Elazığ’da 8 Mart hazırlıkları başladı
Özgecan Aslan cinayetinin ülke çapında yarattığı tepki Elazığ'da da yankısını buldu. Cinayetin hemen ardından oluşan tepkilerde, toplamda iki bini aşkın insan sokak eylemleriyle durumu protesto etti.
Orhan KURUL
Elazığ
Özgecan Aslan cinayetinin ülke çapında yarattığı tepki Elazığ'da da yankısını buldu. Cinayetin hemen ardından oluşan tepkilerde, toplamda iki bini aşkın insan sokak eylemleriyle durumu protesto etti.
Elazığ'da EMEP’li kadınlar da bu tepkinin örgütlü bir çizgiye taşınması için çağrıda bulundu. Mahallelerde kadınlar, forum, ev toplantısı gibi etkinliklerle kadına yönelik şiddet ve cinsiyet ayrımcılığını tartışma kararı aldı. 8 Mart Dünya Emekçi Kadınlar Günü için hazırlıkların başladığını belirten EMEP’li Kadınlar, ilk olarak 22 Şubat Pazar günü Fevzi Çakmak Mahallesi'nde toplantı yapma kararı aldıklarını ifade etti. Biz de Fevzi Çakmak Mahallesinde yaşayan kadınlarla görüştük.
‘ÖFKELİYİZ!’
Pazar günü yapılacak olan toplantıya ev sahipliği yapan Fatma Yıldırım, 1976 yılında Elazığ'a geldiğini anlatıyor. “3 çocuğum var. 54 yaşındayım. Geldiğimden beri her türlü işte çalıştık ben ve eşim. Tarım işçiliği de yaptım. Ev temizliği de. Sürekli olmayan işlerde de çalıştım” diyerek yaşam öyküsünü özetleyen Yıldırım, şimdi bu işlerde günlük olarak en fazla 45 lira aldığını ekliyor. Özgecan Aslan cinayetini ilk duyduğunda çok öfkelendiğini belirten Yıldırım, kadına şiddetin her zaman ve her yerde olduğunu dile getirdi. Yıldırım, “Kadınların sorununu sadece eylemlerle çözemeyiz. Eylemlerle tepkinin dinmesi olabilir. Ama biz bunu sürekli gündemde tutmalı ve her yerde konuşmalıyız. 4 tane de torunum var. Bu cinayetlerden sonra çocuklarımın ve torunlarımın güvenliğini düşünüyorum artık” diye ifade ederek kadınların yan yana gelerek örgütlenmesini istedi.
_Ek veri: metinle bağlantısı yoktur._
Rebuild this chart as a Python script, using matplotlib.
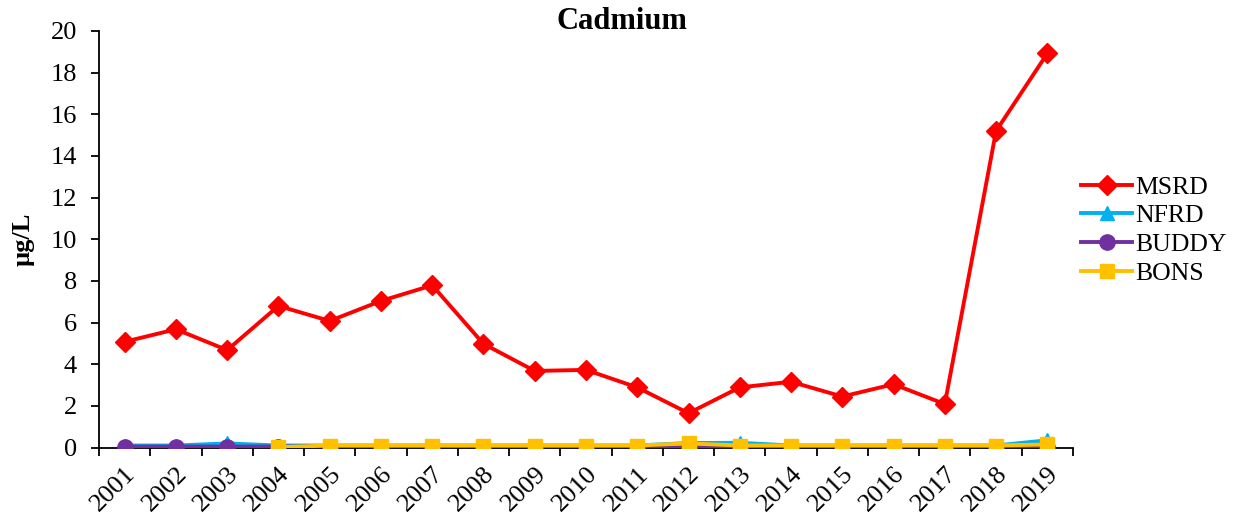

Hayatı işçilikle geçen diğer bir kadın ise Gülistan Karabulut. Yufka işçiliğinden tuğla fabrikalarına, tarım işçiliği de yapan Karabulut'un eşi ceza evinde. “Eşimin cezaevine girmesi hayatımız daha zorlaştı. Şu anda bir okulda temizlik işleri yapıyorum” diyen Karabulut, kadınların kendi sorunlarına karşı duyarsız olduklarını ifade ediyor. Karabulut, bütün işçilik hayatı boyunca kadın işçilerin çalıştıkları işlerde birleşemediklerinin altını çiziyor ve ekliyor “Özgecan için çok üzüldüm. Pazar günü yapılacak olan toplantıda ben de düşüncelerimi söylemek istiyorum.”